Autore: Vittorio Sgarbi
Anno di Pubblicazione: 2014
Genere: saggio
Per riabituarsi al bello
Nonostante io senta di patire un certo vizio di formazione culturale da secolo ventesimo, per quanto attiene all’estetica, la mia sensibilità si volta verso un romanticismo di transizione, tra il moralismo, nel senso kantiano del termine, e l’idealismo, nel senso hegeliano.
Io confido nel bello e nell’idea del bello. Nonostante il nichilismo, che oggi si é volgarizzato nel meno intenso precarismo, nonostante il crollo delle ideologie, che ha resuscitato il menefreghismo, nonostante una democratizzazione del gusto che legittima il qualunquismo: io confido ancora nel bello.
Anche per queste ragioni, Gli anni delle Meraviglie è un bel libro. In primis come oggetto, perché l’impaginazione, la qualità delle riproduzioni, l’eleganza sobria della suddivisione del capitoli sono già un veicolo di comunicazione di un contenuto prezioso.
Il volume tratta di arte, di molte forme di espressione dell’ingegno umano, in quello straordinario connubio che è il saper pensare con il saper fare. Il periodo storico di riferimento è il Quattrocento, l’area geografica è l’Italia, gli artisti, noti e meno noti, sono coloro che eccellono.

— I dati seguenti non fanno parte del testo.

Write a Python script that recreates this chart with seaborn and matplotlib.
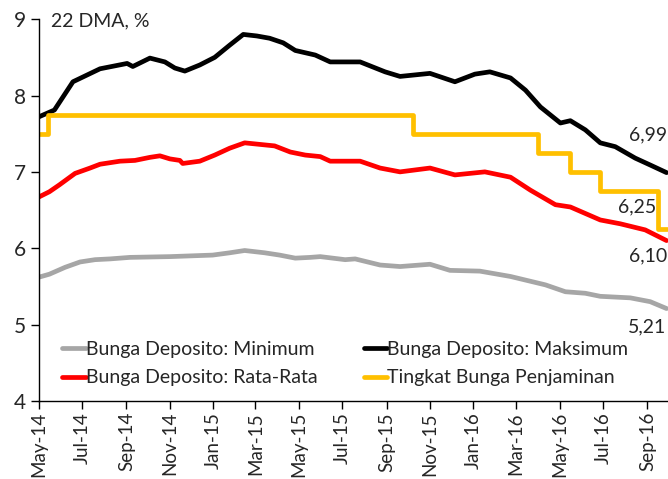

L’Autore non tiene una lezione ex cathedra: questo libro non è un manuale di storia dell’arte. L’Autore offre una personalissima visita guidata con un solo fine: restituire al lettore la bellezza. La selezione delle opere riconduce alla grandezza delle medesime, non alla fama degli artisti, al valore intrinseco e non all’esposizione a cui è soggetto e neppure al valore monetario in cui si potrebbe tradurre.
La narrazione si svolge in capitoli brevi, tra descrizioni, aneddoti, storie e di questo bisogna essere grati all’Autore, che probabilmente era consapevole che tutta questa bellezza, se sovradosata, avrebbe potuto sopraffare il lettore. Perché alla bellezza non si è più avvezzi.
E’ di aiuto anche il fatto che questo libro, come oggetto, non è maneggevole, è pesante, è incombente. Non si porta in borsa, non lo si legge in piedi sul tram, non lo si getta distrattamente sul comodino: questo libro esige attenzione, prudenza, ponderazione.
Non si è più avvezzi a questo, salvo schizofrenici concetti condivisi, come cibo lento, quando invece si fa sempre tutto di corsa, oppure l’adorazione dell’immaginario evocato da placide spiagge tropicali, salvo poi operare per mantenere vivo il fuoco della frenesia metropolitana.
E qui l’Autore ci fa un altro regalo, perché il viaggio nel tempo del passato obbliga a riappropriarsi del tempo presente.
Non si può proprio rifiutare questo invito alla bellezza, perché la bellezza quella che supera i secoli perché diventa archetipo, è parte di ogni uomo anche se sta al di fuori, e ciò distingue l’Homo sapiens sapiens dagli animali, per i quali può esistere il buono o il cattivo, ma non il bello.
Il bello fortifica lo spirito, il bello dispiega gli orizzonti, il bello offre significati. Il bello, in una parola, è universale: appartiene agli uomini ed è un privilegio degli uomini tramandarlo.
La pietà esprime il dolore delle madri. La tempesta racconta la natura. L’Ultima cena narra il tradimento e l’addio.
Io confido nel bello perché rappresenta, in tutte le sue forme espressive, il sublime che è in potenza nell’animo umano. Se si offende il bello, si rinnega la propria appartenenza.
Due cose riempiono l’animo di ammirazione e di venerazione sempre nuova e crescente,quanto più spesso e più a lungo la riflessione si occupa di esse: il cielo stellato sopra di me e la legge morale in me. Questo due cose io non ho bisogno di cercarle e semplicemente supporle come se fossero avvolte nell’oscurità o fossero nel trascendente fuori del mio orizzonte; io le vedo davanti a me e le connetto immediatamente con la coscienza della mia esistenza.